# What is expected:
Repeat the records verbatim and leave the pictures out of your copy.

(Entries with chart source code)

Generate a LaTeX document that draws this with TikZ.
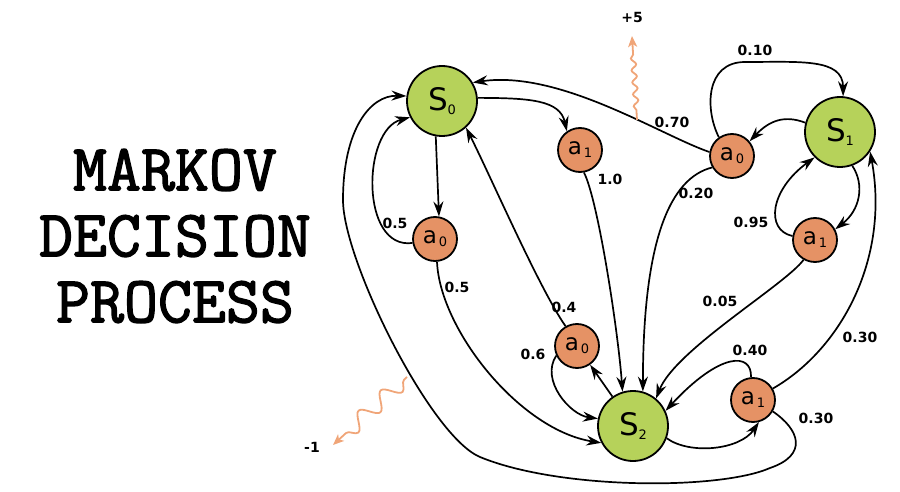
\documentclass[tikz,border=0pt]{standalone}
\usepackage{fontspec}
\usepackage{xcolor}
\usepackage{tikz}
\usetikzlibrary{arrows.meta,decorations.pathmorphing}
\newfontfamily\nodefont{DejaVu Sans}
\newfontfamily\titlefont{Latin Modern Mono}[FakeBold=2]
\definecolor{stategreen}{RGB}{182,210,90}
\definecolor{actorange}{RGB}{229,146,101}
\definecolor{rewardorange}{RGB}{240,165,120}
\newcommand{\stlab}[1]{{\fontsize{31}{31}\selectfont S}\raisebox{-4pt}{\fontsize{13}{13}\selectfont #1}}
\newcommand{\aclab}[1]{{\fontsize{23}{23}\selectfont a}\kern2pt\raisebox{-3pt}{\fontsize{13}{13}\selectfont #1}}

\begin{document}
\begin{tikzpicture}[x=1pt,y=-1pt,>={Stealth[length=15pt,width=10pt,inset=5pt]},
      state/.style={circle,draw=black,line width=1.8pt,fill=stategreen,minimum size=70pt,inner sep=0pt,font=\nodefont},
      act/.style={circle,draw=black,line width=1.8pt,fill=actorange,minimum size=44pt,inner sep=0pt,font=\nodefont},
      trans/.style={->,line width=1.7pt},
      prob/.style={font=\nodefont\bfseries\fontsize{14}{14}\selectfont,inner sep=0pt},
      reward/.style={-{Stealth[length=11pt,width=9pt,inset=3pt]},line width=1.8pt,draw=rewardorange,decorate}]
    \useasboundingbox (0,0) rectangle (900,492);
    \node[font=\titlefont\fontsize{66}{66}\selectfont,align=center,inner sep=0pt] (title) at (175,236) {MARKOV\\DECISION\\PROCESS};
    % states and actions
    \node[state] (S0) at (442,101) {\stlab{0}};
    \node[state] (S1) at (840,132) {\stlab{1}};
    \node[state] (S2) at (633,426) {\stlab{2}};
    \node[act] (a00) at (435,239) {\aclab{0}};
    \node[act] (a01) at (580,150) {\aclab{1}};
    \node[act] (a10) at (732,156) {\aclab{0}};
    \node[act] (a11) at (815,240) {\aclab{1}};
    \node[act] (a20) at (577,346) {\aclab{0}};
    \node[act] (a21) at (753,400) {\aclab{1}};
    % from S0
    \draw[trans] (S0.-100) -- (a00.80);
    \draw[trans] (S0.5) .. controls (530,98) and (560,100) .. (a01.125);
    \draw[trans] (a00.190) .. controls (360,250) and (362,130) .. (S0.207);
    \draw[trans] (a00.-85) .. controls (440,330) and (520,430) .. (S2.208);
    \draw[trans] (a01.-80) .. controls (598,200) and (618,330) .. (S2.107);
    % from S1
    \draw[trans] (S1.165) .. controls (785,115) and (770,120) .. (a10.40);
    \draw[trans] (S1.-70) .. controls (865,185) and (860,210) .. (a11.28);
    \draw[trans] (a10.170) .. controls (660,135) and (560,70) .. (S0.31);
    \draw[trans] (a10.125) .. controls (705,110) and (705,62) .. (745,62) .. controls (800,62) and (843,58) .. (S1.85);
    \draw[trans] (a10.-150) .. controls (670,178) and (643,240) .. (S2.74);
    \draw[trans] (a11.170) .. controls (765,230) and (770,190) .. (S1.-135);
    \draw[trans] (a11.-120) .. controls (785,285) and (675,350) .. (S2.50);
    % from S2
    \draw[trans] (S2) -- (a20);
    \draw[trans] (S2.-20) .. controls (690,455) and (740,450) .. (a21.-75);
    \draw[trans] (a20.120) .. controls (540,290) and (490,175) .. (S0.-48);
    \draw[trans] (a20.205) .. controls (540,380) and (570,415) .. (S2.168);
    \draw[trans] (a21.95) .. controls (752,352) and (720,352) .. (S2.25);
    \draw[trans] (a21.30) .. controls (840,350) and (890,260) .. (S1.-33);
    \draw[trans] (a21.-30) .. controls (800,430) and (808,455) .. (770,468)
      .. controls (720,490) and (560,490) .. (480,457)
      .. controls (430,436) and (343,260) .. (343,200)
      .. controls (343,130) and (370,95) .. (S0.172);
    % probabilities
    \node[prob] (q0a0s0) at (395,223) {0.5};
    \node[prob] (q0a0s2) at (457,287) {0.5};
    \node[prob] (q0a1s2) at (610,179) {1.0};
    \node[prob] (q1a0s0) at (672,122) {0.70};
    \node[prob] (q1a0s1) at (755,50) {0.10};
    \node[prob] (q1a0s2) at (696,193) {0.20};
    \node[prob] (q1a1s1) at (751,222) {0.95};
    \node[prob] (q1a1s2) at (720,301) {0.05};
    \node[prob] (q2a0s0) at (564,307) {0.4};
    \node[prob] (q2a0s2) at (533,354) {0.6};
    \node[prob] (q2a1s2) at (750,350) {0.40};
    \node[prob] (q2a1s1) at (860,337) {0.30};
    \node[prob] (q2a1s0) at (816,418) {0.30};
    % rewards
    \coordinate (rw5from) at (637,120);
    \coordinate (rw5to) at (632,36);
    \coordinate (rw1from) at (407,377);
    \coordinate (rw1to) at (333,445);
    \draw[reward,decoration={snake,amplitude=2.5pt,segment length=12pt,pre length=10pt,post length=16pt}] (rw5from) -- (rw5to);
    \draw[reward,decoration={snake,amplitude=8pt,segment length=30pt,pre length=4pt,post length=12pt}] (rw1from) -- (rw1to);
    \node[prob] (r5) at (632,17) {+5};
    \node[prob] (rm1) at (312,447) {-1};
  \end{tikzpicture}
\end{document}
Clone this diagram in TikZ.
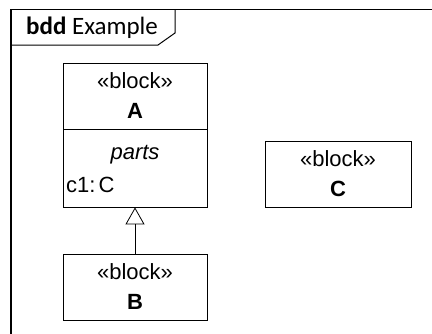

# Response:
Generate a LaTeX document that draws this with TikZ.
\documentclass[tikz,border=0pt]{standalone}
\usepackage{fontspec}
\usepackage{xcolor}
\usepackage{tikz}
\usetikzlibrary{arrows.meta,decorations.pathmorphing}
\newfontfamily\nodefont{DejaVu Sans}
\newfontfamily\titlefont{Latin Modern Mono}[FakeBold=2]
\definecolor{stategreen}{RGB}{182,210,90}
\definecolor{actorange}{RGB}{229,146,101}
\definecolor{rewardorange}{RGB}{240,165,120}
\newcommand{\stlab}[1]{{\fontsize{31}{31}\selectfont S}\raisebox{-4pt}{\fontsize{13}{13}\selectfont #1}}
\newcommand{\aclab}[1]{{\fontsize{23}{23}\selectfont a}\kern2pt\raisebox{-3pt}{\fontsize{13}{13}\selectfont #1}}

\begin{document}
\begin{tikzpicture}[x=1pt,y=-1pt,>={Stealth[length=15pt,width=10pt,inset=5pt]},
      state/.style={circle,draw=black,line width=1.8pt,fill=stategreen,minimum size=70pt,inner sep=0pt,font=\nodefont},
      act/.style={circle,draw=black,line width=1.8pt,fill=actorange,minimum size=44pt,inner sep=0pt,font=\nodefont},
      trans/.style={->,line width=1.7pt},
      prob/.style={font=\nodefont\bfseries\fontsize{14}{14}\selectfont,inner sep=0pt},
      reward/.style={-{Stealth[length=11pt,width=9pt,inset=3pt]},line width=1.8pt,draw=rewardorange,decorate}]
    \useasboundingbox (0,0) rectangle (900,492);
    \node[font=\titlefont\fontsize{66}{66}\selectfont,align=center,inner sep=0pt] (title) at (175,236) {MARKOV\\DECISION\\PROCESS};
    % states and actions
    \node[state] (S0) at (442,101) {\stlab{0}};
    \node[state] (S1) at (840,132) {\stlab{1}};
    \node[state] (S2) at (633,426) {\stlab{2}};
    \node[act] (a00) at (435,239) {\aclab{0}};
    \node[act] (a01) at (580,150) {\aclab{1}};
    \node[act] (a10) at (732,156) {\aclab{0}};
    \node[act] (a11) at (815,240) {\aclab{1}};
    \node[act] (a20) at (577,346) {\aclab{0}};
    \node[act] (a21) at (753,400) {\aclab{1}};
    % from S0
    \draw[trans] (S0.-100) -- (a00.80);
    \draw[trans] (S0.5) .. controls (530,98) and (560,100) .. (a01.125);
    \draw[trans] (a00.190) .. controls (360,250) and (362,130) .. (S0.207);
    \draw[trans] (a00.-85) .. controls (440,330) and (520,430) .. (S2.208);
    \draw[trans] (a01.-80) .. controls (598,200) and (618,330) .. (S2.107);
    % from S1
    \draw[trans] (S1.165) .. controls (785,115) and (770,120) .. (a10.40);
    \draw[trans] (S1.-70) .. controls (865,185) and (860,210) .. (a11.28);
    \draw[trans] (a10.170) .. controls (660,135) and (560,70) .. (S0.31);
    \draw[trans] (a10.125) .. controls (705,110) and (705,62) .. (745,62) .. controls (800,62) and (843,58) .. (S1.85);
    \draw[trans] (a10.-150) .. controls (670,178) and (643,240) .. (S2.74);
    \draw[trans] (a11.170) .. controls (765,230) and (770,190) .. (S1.-135);
    \draw[trans] (a11.-120) .. controls (785,285) and (675,350) .. (S2.50);
    % from S2
    \draw[trans] (S2) -- (a20);
    \draw[trans] (S2.-20) .. controls (690,455) and (740,450) .. (a21.-75);
    \draw[trans] (a20.120) .. controls (540,290) and (490,175) .. (S0.-48);
    \draw[trans] (a20.205) .. controls (540,380) and (570,415) .. (S2.168);
    \draw[trans] (a21.95) .. controls (752,352) and (720,352) .. (S2.25);
    \draw[trans] (a21.30) .. controls (840,350) and (890,260) .. (S1.-33);
    \draw[trans] (a21.-30) .. controls (800,430) and (808,455) .. (770,468)
      .. controls (720,490) and (560,490) .. (480,457)
      .. controls (430,436) and (343,260) .. (343,200)
      .. controls (343,130) and (370,95) .. (S0.172);
    % probabilities
    \node[prob] (q0a0s0) at (395,223) {0.5};
    \node[prob] (q0a0s2) at (457,287) {0.5};
    \node[prob] (q0a1s2) at (610,179) {1.0};
    \node[prob] (q1a0s0) at (672,122) {0.70};
    \node[prob] (q1a0s1) at (755,50) {0.10};
    \node[prob] (q1a0s2) at (696,193) {0.20};
    \node[prob] (q1a1s1) at (751,222) {0.95};
    \node[prob] (q1a1s2) at (720,301) {0.05};
    \node[prob] (q2a0s0) at (564,307) {0.4};
    \node[prob] (q2a0s2) at (533,354) {0.6};
    \node[prob] (q2a1s2) at (750,350) {0.40};
    \node[prob] (q2a1s1) at (860,337) {0.30};
    \node[prob] (q2a1s0) at (816,418) {0.30};
    % rewards
    \coordinate (rw5from) at (637,120);
    \coordinate (rw5to) at (632,36);
    \coordinate (rw1from) at (407,377);
    \coordinate (rw1to) at (333,445);
    \draw[reward,decoration={snake,amplitude=2.5pt,segment length=12pt,pre length=10pt,post length=16pt}] (rw5from) -- (rw5to);
    \draw[reward,decoration={snake,amplitude=8pt,segment length=30pt,pre length=4pt,post length=12pt}] (rw1from) -- (rw1to);
    \node[prob] (r5) at (632,17) {+5};
    \node[prob] (rm1) at (312,447) {-1};
  \end{tikzpicture}
\end{document}
Clone this diagram in TikZ.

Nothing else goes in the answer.